┌──

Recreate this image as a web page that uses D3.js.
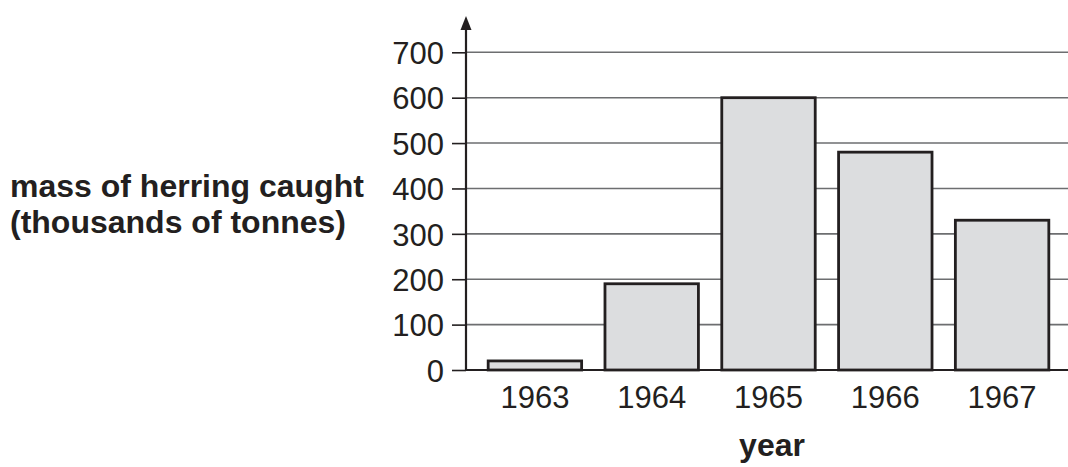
<!DOCTYPE html>
<html><head><meta charset="utf-8">
<script src="https://cdn.jsdelivr.net/npm/d3@7"></script>
<style>body{margin:0;background:#fff}svg{display:block}</style>
</head><body>
<svg id="c" width="1068" height="467"></svg>
<script>
const years = ["1963","1964","1965","1966","1967"];
const values = [20, 190, 600, 480, 330];
const yTicks = [0,100,200,300,400,500,600,700];
const yLabelLines = ["mass of herring caught","(thousands of tonnes)"];
const xTitle = "year";

const svg = d3.select("#c");
const ink = "#231f20";
const font = "'Liberation Sans', Arial, Helvetica, sans-serif";
const axisX = 466, y0 = 370;
const y = d3.scaleLinear().domain([0,700]).range([y0, 52.3]);
const x = d3.scaleBand().domain(years).range([476.5, 1060.5]).paddingInner(0.2).paddingOuter(0.1);

// gridlines
svg.append("g").selectAll("line").data(yTicks).join("line")
  .attr("x1", axisX).attr("x2", 1068)
  .attr("y1", d=>y(d)).attr("y2", d=>y(d))
  .attr("stroke", d=> d===0 ? ink : "#6d6e70")
  .attr("stroke-width", d=> d===0 ? 2.2 : 1.6);

// bars
svg.append("g").selectAll("rect").data(years).join("rect")
  .attr("x", d=>x(d)).attr("width", x.bandwidth())
  .attr("y", (d,i)=>y(values[i])).attr("height", (d,i)=>y0 - y(values[i]))
  .attr("fill", "#dcdddf").attr("stroke", ink).attr("stroke-width", 2.8);

// y axis
const yAxis = d3.axisLeft(y).tickValues(yTicks).tickSize(14).tickPadding(8).tickFormat(d3.format("d"));
const ga = svg.append("g").attr("transform", `translate(${axisX},0)`).call(yAxis);
ga.select(".domain").remove();
ga.selectAll(".tick line").attr("stroke", ink).attr("stroke-width", 1.6);
ga.selectAll(".tick text").attr("fill", ink).attr("font-family", font).attr("font-size", 31).attr("dy", "0.36em");

// axis vertical line with arrow
svg.append("line").attr("x1", axisX).attr("x2", axisX).attr("y1", y0+1).attr("y2", 28)
  .attr("stroke", ink).attr("stroke-width", 2.2);
svg.append("path").attr("d", `M${axisX},16 L${axisX-5.5},30 L${axisX+5.5},30 Z`).attr("fill", ink);

// x axis labels
const xAxis = d3.axisBottom(x).tickSize(0).tickPadding(0);
const gx = svg.append("g").attr("transform", `translate(0,${y0})`).call(xAxis);
gx.select(".domain").remove();
gx.selectAll(".tick text").attr("fill", ink).attr("font-family", font).attr("font-size", 31)
  .attr("dy", null).attr("y", 38);

// y title
svg.append("text").attr("font-family", font).attr("font-weight", "bold").attr("font-size", 32).attr("fill", ink)
  .selectAll("tspan").data(yLabelLines).join("tspan")
  .attr("x", 10).attr("y", (d,i)=>197 + i*36).text(d=>d);

// x title
svg.append("text").attr("x", 772).attr("y", 456).attr("text-anchor", "middle")
  .attr("font-family", font).attr("font-weight", "bold").attr("font-size", 32).attr("fill", ink).text(xTitle);
</script>
</body></html>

└──

Repeat exactly and only the lines from the start of the data above through the line that holds "d===0 ? 2.2 : 1.6);", inclusive. Pictures do not belong in the copy.

Recreate this image as a web page that uses D3.js.
<!DOCTYPE html>
<html><head><meta charset="utf-8">
<script src="https://cdn.jsdelivr.net/npm/d3@7"></script>
<style>body{margin:0;background:#fff}svg{display:block}</style>
</head><body>
<svg id="c" width="1068" height="467"></svg>
<script>
const years = ["1963","1964","1965","1966","1967"];
const values = [20, 190, 600, 480, 330];
const yTicks = [0,100,200,300,400,500,600,700];
const yLabelLines = ["mass of herring caught","(thousands of tonnes)"];
const xTitle = "year";

const svg = d3.select("#c");
const ink = "#231f20";
const font = "'Liberation Sans', Arial, Helvetica, sans-serif";
const axisX = 466, y0 = 370;
const y = d3.scaleLinear().domain([0,700]).range([y0, 52.3]);
const x = d3.scaleBand().domain(years).range([476.5, 1060.5]).paddingInner(0.2).paddingOuter(0.1);

// gridlines
svg.append("g").selectAll("line").data(yTicks).join("line")
  .attr("x1", axisX).attr("x2", 1068)
  .attr("y1", d=>y(d)).attr("y2", d=>y(d))
  .attr("stroke", d=> d===0 ? ink : "#6d6e70")
  .attr("stroke-width", d=> d===0 ? 2.2 : 1.6);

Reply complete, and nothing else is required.